┌─ DATA FOR THE TASK
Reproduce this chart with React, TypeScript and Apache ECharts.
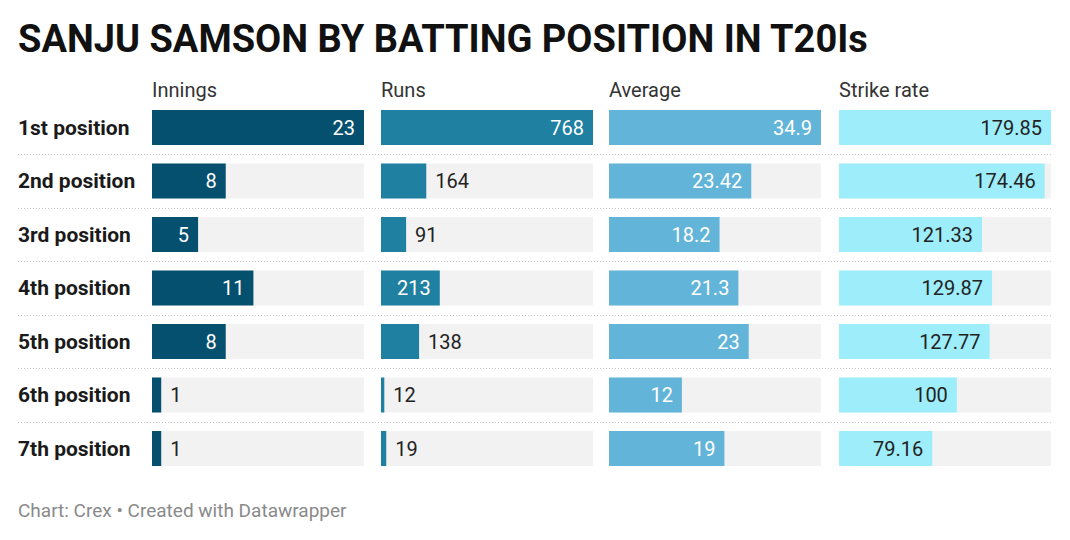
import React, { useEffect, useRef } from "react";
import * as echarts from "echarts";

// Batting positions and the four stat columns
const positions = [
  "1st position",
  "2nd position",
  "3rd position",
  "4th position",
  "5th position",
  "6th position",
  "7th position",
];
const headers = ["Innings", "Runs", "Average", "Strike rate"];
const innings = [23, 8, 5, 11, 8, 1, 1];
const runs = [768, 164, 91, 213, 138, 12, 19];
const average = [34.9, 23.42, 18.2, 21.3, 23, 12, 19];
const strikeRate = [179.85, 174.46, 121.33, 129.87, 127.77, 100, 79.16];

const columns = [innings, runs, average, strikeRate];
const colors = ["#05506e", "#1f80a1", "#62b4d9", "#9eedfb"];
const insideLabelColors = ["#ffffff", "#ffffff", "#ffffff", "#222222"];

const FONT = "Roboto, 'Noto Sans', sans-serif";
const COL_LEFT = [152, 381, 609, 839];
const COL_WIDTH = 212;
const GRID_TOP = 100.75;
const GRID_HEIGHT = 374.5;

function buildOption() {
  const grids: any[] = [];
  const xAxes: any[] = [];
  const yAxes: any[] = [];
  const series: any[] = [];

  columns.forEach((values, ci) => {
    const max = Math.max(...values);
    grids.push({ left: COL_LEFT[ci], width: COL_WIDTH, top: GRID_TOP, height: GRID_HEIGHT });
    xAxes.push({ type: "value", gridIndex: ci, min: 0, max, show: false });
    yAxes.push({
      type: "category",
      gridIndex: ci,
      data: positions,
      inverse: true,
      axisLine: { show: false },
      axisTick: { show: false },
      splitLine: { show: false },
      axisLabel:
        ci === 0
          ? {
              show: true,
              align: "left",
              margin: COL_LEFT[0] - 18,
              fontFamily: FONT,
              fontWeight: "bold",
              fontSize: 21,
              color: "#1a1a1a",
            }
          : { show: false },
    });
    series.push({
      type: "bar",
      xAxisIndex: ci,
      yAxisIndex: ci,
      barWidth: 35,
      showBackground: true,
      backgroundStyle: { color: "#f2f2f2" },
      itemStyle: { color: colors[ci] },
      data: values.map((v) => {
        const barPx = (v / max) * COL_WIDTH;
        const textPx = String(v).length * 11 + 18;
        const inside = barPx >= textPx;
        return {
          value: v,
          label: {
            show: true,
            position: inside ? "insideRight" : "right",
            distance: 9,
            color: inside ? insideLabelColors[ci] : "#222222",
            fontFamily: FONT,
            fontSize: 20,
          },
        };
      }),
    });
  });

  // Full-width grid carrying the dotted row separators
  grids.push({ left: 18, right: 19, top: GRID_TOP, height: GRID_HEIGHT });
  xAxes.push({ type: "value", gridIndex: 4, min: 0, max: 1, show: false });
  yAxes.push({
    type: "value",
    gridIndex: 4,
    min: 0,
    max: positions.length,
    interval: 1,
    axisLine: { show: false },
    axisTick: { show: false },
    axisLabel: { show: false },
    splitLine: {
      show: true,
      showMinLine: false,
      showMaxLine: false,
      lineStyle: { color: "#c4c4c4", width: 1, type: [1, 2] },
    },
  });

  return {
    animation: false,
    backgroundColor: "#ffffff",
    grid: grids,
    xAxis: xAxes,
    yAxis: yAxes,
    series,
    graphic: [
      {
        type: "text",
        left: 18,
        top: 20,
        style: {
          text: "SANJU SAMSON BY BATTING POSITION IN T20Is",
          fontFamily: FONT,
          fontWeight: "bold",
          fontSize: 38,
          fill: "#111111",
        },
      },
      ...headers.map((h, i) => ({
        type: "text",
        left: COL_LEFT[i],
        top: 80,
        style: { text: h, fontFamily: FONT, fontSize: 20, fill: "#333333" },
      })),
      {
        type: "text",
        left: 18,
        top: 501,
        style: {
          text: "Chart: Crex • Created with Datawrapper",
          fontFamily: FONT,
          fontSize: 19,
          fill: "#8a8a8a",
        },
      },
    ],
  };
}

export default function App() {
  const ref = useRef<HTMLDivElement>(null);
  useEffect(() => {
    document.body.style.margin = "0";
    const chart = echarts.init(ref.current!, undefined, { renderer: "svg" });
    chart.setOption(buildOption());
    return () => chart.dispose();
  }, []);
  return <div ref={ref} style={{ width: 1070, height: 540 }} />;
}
└─
┌─ DATA FOR THE TASK
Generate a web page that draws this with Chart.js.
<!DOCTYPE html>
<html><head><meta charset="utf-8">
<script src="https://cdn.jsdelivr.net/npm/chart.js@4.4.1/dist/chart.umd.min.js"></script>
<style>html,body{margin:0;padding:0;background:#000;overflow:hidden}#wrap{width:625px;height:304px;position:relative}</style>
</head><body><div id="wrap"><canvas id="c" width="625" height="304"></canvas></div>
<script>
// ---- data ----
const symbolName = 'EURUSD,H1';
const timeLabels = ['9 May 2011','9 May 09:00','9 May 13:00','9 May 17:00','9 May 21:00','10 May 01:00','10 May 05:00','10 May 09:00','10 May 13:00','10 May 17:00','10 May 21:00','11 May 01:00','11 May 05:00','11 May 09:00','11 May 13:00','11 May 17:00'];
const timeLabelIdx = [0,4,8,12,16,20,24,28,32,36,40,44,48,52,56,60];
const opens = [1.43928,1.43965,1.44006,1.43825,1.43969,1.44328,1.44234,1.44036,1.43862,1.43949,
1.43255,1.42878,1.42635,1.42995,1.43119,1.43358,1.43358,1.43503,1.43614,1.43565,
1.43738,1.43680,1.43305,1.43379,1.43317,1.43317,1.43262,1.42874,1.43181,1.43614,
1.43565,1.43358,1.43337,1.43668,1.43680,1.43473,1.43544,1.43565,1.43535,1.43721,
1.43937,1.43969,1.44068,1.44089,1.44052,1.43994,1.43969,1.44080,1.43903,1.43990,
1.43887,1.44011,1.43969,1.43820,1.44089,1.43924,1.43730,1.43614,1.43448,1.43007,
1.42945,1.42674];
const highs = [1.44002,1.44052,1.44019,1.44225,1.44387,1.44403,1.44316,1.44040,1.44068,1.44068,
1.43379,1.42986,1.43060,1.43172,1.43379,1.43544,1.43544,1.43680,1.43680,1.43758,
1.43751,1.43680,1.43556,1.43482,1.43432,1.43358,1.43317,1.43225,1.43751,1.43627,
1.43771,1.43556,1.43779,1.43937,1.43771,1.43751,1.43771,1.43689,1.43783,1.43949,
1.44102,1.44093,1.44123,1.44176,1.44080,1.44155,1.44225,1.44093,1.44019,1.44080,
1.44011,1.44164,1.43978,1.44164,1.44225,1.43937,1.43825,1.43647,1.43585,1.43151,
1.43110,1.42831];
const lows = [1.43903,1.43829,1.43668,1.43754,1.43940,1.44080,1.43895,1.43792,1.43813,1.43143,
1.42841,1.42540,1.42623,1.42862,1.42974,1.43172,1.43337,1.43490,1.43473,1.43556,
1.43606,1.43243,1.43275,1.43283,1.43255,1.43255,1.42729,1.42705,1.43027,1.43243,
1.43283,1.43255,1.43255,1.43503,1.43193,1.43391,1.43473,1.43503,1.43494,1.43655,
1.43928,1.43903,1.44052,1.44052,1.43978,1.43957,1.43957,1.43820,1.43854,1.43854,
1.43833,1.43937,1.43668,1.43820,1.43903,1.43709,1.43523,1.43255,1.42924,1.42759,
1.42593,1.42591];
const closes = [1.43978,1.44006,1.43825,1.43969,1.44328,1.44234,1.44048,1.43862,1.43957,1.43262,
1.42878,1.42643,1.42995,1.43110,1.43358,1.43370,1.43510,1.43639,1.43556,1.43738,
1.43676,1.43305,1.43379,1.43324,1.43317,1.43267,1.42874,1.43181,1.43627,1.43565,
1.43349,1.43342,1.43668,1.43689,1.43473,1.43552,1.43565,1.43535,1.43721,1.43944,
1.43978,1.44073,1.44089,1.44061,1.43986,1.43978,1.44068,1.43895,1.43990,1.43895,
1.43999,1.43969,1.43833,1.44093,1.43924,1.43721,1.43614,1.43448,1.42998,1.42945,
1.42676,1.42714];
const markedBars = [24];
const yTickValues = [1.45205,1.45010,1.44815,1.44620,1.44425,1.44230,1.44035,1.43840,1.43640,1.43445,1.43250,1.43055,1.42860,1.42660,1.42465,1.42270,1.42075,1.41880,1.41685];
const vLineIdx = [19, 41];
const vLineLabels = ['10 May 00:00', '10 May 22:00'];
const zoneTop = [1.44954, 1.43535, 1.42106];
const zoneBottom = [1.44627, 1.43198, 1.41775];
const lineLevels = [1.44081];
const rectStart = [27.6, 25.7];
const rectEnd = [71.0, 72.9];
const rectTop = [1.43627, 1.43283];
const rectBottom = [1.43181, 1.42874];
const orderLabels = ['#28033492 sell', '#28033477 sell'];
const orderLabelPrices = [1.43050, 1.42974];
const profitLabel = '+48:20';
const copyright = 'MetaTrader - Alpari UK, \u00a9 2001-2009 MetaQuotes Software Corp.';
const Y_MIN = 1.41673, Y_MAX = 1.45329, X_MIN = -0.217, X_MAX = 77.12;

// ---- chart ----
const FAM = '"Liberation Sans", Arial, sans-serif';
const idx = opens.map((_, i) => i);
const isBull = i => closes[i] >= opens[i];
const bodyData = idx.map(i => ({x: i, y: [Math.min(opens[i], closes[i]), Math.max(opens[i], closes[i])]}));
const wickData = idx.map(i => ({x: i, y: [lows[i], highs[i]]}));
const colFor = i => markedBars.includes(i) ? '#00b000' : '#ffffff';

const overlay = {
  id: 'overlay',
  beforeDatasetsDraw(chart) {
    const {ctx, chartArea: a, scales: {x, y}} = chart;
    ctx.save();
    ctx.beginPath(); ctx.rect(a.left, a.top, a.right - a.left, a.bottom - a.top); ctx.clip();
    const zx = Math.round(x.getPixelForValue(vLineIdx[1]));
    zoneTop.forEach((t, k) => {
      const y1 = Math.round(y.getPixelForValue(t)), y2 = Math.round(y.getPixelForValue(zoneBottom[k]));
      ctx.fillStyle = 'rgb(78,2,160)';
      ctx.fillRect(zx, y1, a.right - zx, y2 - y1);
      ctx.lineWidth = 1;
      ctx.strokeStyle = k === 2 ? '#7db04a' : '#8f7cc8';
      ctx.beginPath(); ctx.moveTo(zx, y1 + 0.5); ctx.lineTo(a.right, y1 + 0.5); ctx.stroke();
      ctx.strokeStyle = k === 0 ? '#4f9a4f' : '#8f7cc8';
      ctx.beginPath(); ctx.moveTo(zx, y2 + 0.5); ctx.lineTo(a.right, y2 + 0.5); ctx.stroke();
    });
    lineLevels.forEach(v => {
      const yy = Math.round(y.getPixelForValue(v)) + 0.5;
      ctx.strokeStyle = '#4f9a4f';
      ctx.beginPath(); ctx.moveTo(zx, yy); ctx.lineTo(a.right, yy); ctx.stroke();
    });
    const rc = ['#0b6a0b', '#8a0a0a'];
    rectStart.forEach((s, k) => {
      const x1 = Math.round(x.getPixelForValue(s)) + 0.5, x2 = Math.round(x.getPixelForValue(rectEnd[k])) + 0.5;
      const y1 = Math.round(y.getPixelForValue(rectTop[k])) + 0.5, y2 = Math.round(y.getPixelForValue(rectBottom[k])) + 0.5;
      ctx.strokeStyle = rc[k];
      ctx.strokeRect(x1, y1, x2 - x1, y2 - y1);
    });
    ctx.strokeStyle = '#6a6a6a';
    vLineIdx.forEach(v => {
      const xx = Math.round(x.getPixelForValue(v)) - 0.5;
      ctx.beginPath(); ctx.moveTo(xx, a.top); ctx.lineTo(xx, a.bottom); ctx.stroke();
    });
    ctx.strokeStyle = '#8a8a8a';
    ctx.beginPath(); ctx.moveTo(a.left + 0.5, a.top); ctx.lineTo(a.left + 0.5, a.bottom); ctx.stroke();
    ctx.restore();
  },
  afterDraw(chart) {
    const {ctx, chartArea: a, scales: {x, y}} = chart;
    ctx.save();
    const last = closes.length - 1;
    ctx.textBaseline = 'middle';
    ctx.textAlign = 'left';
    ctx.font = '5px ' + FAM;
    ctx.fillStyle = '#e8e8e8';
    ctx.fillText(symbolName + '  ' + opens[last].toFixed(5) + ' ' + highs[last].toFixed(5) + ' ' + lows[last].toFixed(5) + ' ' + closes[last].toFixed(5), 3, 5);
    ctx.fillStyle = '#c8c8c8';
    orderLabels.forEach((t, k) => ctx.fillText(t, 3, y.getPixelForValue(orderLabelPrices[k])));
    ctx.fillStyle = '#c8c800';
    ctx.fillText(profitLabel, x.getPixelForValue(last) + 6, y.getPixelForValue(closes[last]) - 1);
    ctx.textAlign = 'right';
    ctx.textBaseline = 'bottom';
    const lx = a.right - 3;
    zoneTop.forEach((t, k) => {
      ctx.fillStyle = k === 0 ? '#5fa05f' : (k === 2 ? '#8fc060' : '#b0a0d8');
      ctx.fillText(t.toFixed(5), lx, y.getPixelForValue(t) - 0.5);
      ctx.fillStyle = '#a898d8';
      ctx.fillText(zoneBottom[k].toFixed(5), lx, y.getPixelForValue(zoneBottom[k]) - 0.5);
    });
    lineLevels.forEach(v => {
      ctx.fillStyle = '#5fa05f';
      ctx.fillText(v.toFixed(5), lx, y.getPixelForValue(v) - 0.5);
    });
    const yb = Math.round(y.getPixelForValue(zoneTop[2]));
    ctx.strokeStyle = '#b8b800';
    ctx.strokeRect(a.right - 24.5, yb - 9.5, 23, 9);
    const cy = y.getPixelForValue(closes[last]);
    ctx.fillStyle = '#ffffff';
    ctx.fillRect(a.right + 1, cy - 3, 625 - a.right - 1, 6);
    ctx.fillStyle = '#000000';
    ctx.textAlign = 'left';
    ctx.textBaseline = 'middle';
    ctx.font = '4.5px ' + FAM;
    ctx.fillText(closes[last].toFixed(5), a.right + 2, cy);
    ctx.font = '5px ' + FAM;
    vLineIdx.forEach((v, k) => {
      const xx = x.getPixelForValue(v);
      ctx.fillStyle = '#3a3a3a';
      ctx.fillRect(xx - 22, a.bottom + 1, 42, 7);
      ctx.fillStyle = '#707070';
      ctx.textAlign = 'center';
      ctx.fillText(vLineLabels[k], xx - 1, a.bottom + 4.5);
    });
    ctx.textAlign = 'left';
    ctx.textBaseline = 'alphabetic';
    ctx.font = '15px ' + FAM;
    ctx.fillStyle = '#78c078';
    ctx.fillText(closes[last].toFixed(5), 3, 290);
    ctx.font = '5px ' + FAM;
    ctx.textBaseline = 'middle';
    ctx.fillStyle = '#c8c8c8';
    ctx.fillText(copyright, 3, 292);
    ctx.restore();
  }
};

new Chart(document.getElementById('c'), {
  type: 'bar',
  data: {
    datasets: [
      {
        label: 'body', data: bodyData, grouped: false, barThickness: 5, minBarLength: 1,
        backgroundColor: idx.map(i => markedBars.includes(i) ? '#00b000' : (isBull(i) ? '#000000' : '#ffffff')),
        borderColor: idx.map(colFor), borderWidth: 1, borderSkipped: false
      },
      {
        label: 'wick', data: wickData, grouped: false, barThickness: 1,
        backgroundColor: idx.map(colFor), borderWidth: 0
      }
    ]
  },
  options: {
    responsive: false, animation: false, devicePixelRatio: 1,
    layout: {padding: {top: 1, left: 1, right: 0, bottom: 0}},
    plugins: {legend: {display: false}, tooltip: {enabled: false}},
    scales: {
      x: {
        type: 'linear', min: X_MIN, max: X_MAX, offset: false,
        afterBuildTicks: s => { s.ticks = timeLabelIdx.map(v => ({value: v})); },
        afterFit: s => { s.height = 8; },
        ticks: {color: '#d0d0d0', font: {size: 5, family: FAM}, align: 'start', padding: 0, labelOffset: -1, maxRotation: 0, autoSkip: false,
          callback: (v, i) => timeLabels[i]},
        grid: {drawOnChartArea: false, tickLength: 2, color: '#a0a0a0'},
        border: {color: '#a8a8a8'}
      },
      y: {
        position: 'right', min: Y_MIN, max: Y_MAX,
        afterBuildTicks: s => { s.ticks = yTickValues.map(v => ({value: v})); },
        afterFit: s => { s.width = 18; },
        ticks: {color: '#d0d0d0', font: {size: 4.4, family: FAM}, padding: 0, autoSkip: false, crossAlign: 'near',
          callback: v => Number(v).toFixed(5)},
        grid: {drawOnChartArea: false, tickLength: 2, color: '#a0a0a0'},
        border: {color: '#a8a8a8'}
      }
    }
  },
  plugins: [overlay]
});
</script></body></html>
└─
SHORT PROBLEM:
Reproduce exactly the section that begins with the line containing "Reproduce this chart" and ends with the line containing "import * as". Both boundary lines belong in the copy, but pictures do not.

RESULT FOR THIS EXERCISE:
Reproduce this chart with React, TypeScript and Apache ECharts.
import React, { useEffect, useRef } from "react";
import * as echarts from "echarts";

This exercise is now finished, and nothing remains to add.